== Direction ==
Retype the lines beneath this one, from the first through the line containing "1.013, 1.020, 1.020]". Pictures are left out.

== Material provided ==
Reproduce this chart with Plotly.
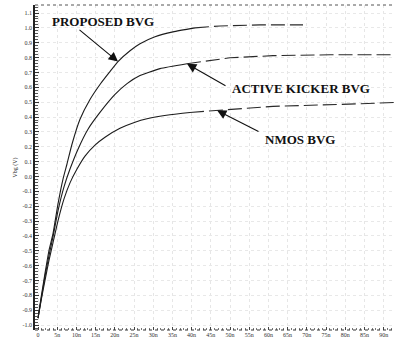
import plotly.graph_objects as go

# Transient response of the three body-voltage generators (time in ns, Vbg in V)
t_proposed = [0, 0.78, 1.82, 2.86, 3.91, 5.21, 6.51, 7.55, 8.85, 10.94, 13.54, 16.14,
              18.75, 20.83, 23.96, 26.56, 30.47, 35.15, 40.88, 47.39, 57.81, 69.01]
vbg_proposed = [-0.953, -0.819, -0.652, -0.498, -0.385, -0.184, -0.017, 0.084, 0.217,
                0.385, 0.518, 0.619, 0.706, 0.773, 0.846, 0.893, 0.940, 0.973, 1.000,
                1.013, 1.020, 1.020]

t_kicker = [0, 0.78, 1.82, 2.86, 3.91, 5.21, 6.77, 8.33, 10.42, 13.02, 16.14, 20.05,
            23.18, 26.56, 31.77, 38.80, 50.00, 61.19, 76.04, 92.9]
vbg_kicker = [-0.953, -0.833, -0.672, -0.532, -0.405, -0.231, -0.070, 0.050, 0.184,
              0.318, 0.431, 0.552, 0.625, 0.679, 0.726, 0.759, 0.799, 0.813, 0.819,
              0.819]

t_nmos = [0, 0.78, 1.82, 2.86, 3.91, 5.21, 6.77, 8.33, 10.16, 12.24, 14.84, 17.45,
          21.35, 25.26, 28.38, 34.37, 39.58, 46.61, 53.90, 61.19, 78.64, 92.9]
vbg_nmos = [-0.953, -0.839, -0.699, -0.565, -0.445, -0.298, -0.151, -0.043, 0.050,
            0.137, 0.211, 0.264, 0.324, 0.365, 0.388, 0.415, 0.431, 0.445, 0.458,
            0.472, 0.485, 0.498]

x_tick_vals = list(range(0, 95, 5))
x_tick_text = ["0"] + [f"{v}n" for v in range(5, 95, 5)]
y_tick_vals = [round(-1.0 + 0.1 * i, 1) for i in range(22)]
y_tick_text = [f"{v:.1f}" for v in y_tick_vals]

# settled part of each waveform is drawn with a broken stroke
SETTLE_NS = 38.0

fig = go.Figure()
for name, xs, ys in [("PROPOSED BVG", t_proposed, vbg_proposed),
                     ("ACTIVE KICKER BVG", t_kicker, vbg_kicker),
                     ("NMOS BVG", t_nmos, vbg_nmos)]:
    k = next(i for i, t in enumerate(xs) if t >= SETTLE_NS)
    fig.add_trace(go.Scatter(x=xs[:k + 1], y=ys[:k + 1], mode="lines", name=name,
                             line=dict(color="#1c1c1c", width=1.1, shape="spline",
                                       smoothing=0.5)))
    fig.add_trace(go.Scatter(x=xs[k:], y=ys[k:], mode="lines", name=name,
                             line=dict(color="#2a2a2a", width=1.1, dash="14px,5px")))

label_font = dict(family="Liberation Serif", size=13, color="#111111")

# arrows: tip on the curve, tail offset in pixels
arrows = [(20.83, 0.773, -40, -33), (38.80, 0.759, 40, 23), (46.61, 0.445, 43, 22)]
for xt, yt, ax, ay in arrows:
    fig.add_annotation(x=xt, y=yt, xref="x", yref="y", ax=ax, ay=ay, text="",
                       showarrow=True, arrowhead=2, arrowsize=1.7, arrowwidth=1.1,
                       arrowcolor="#111111")

texts = [("<b>PROPOSED BVG</b>", 3.1, 1.040),
         ("<b>ACTIVE KICKER BVG</b>", 50.0, 0.592),
         ("<b>NMOS BVG</b>", 58.6, 0.251)]
for txt, xx, yy in texts:
    fig.add_annotation(x=xx, y=yy, xref="x", yref="y", text=txt, showarrow=False,
                       xanchor="left", yanchor="middle", font=label_font)

# dotted top frame and dotted baseline
fig.add_shape(type="line", xref="paper", yref="paper", x0=0, x1=1, y0=1, y1=1,
              line=dict(color="#555555", width=1, dash="dot"))
fig.add_shape(type="line", xref="paper", yref="paper", x0=0, x1=0.995, y0=0, y1=0,
              line=dict(color="#333333", width=1.2, dash="dot"))

fig.update_layout(
    width=403, height=343,
    margin=dict(l=35, r=8, t=5, b=11),
    paper_bgcolor="white", plot_bgcolor="white",
    showlegend=False,
    font=dict(family="Liberation Serif", size=6, color="#333333"),
)
fig.update_xaxes(
    range=[-0.78, 92.96], tickvals=x_tick_vals, ticktext=x_tick_text,
    showline=False,
    ticks="inside", ticklen=3, tickcolor="#444444",
    minor=dict(ticks="inside", ticklen=2, dtick=1, tickcolor="#777777"),
    showgrid=True, gridcolor="#e6e6e6", griddash="dot", gridwidth=1,
    zeroline=False, tickfont=dict(size=6, color="#333333"),
)
fig.update_yaxes(
    range=[-1.033, 1.154], tickvals=y_tick_vals, ticktext=y_tick_text,
    showline=True, linecolor="#222222", linewidth=1.5,
    ticks="inside", ticklen=4, tickcolor="#333333",
    minor=dict(ticks="inside", ticklen=3, dtick=0.02, tickcolor="#555555"),
    showgrid=True, gridcolor="#e8e8e8", griddash="dot", gridwidth=1,
    zeroline=False, tickfont=dict(size=6, color="#333333"),
    title=dict(text="Vbg (V)", font=dict(size=6, color="#222222"), standoff=4),
)

fig.write_html("out.html")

== Response ==
Reproduce this chart with Plotly.
import plotly.graph_objects as go

# Transient response of the three body-voltage generators (time in ns, Vbg in V)
t_proposed = [0, 0.78, 1.82, 2.86, 3.91, 5.21, 6.51, 7.55, 8.85, 10.94, 13.54, 16.14,
              18.75, 20.83, 23.96, 26.56, 30.47, 35.15, 40.88, 47.39, 57.81, 69.01]
vbg_proposed = [-0.953, -0.819, -0.652, -0.498, -0.385, -0.184, -0.017, 0.084, 0.217,
                0.385, 0.518, 0.619, 0.706, 0.773, 0.846, 0.893, 0.940, 0.973, 1.000,
                1.013, 1.020, 1.020]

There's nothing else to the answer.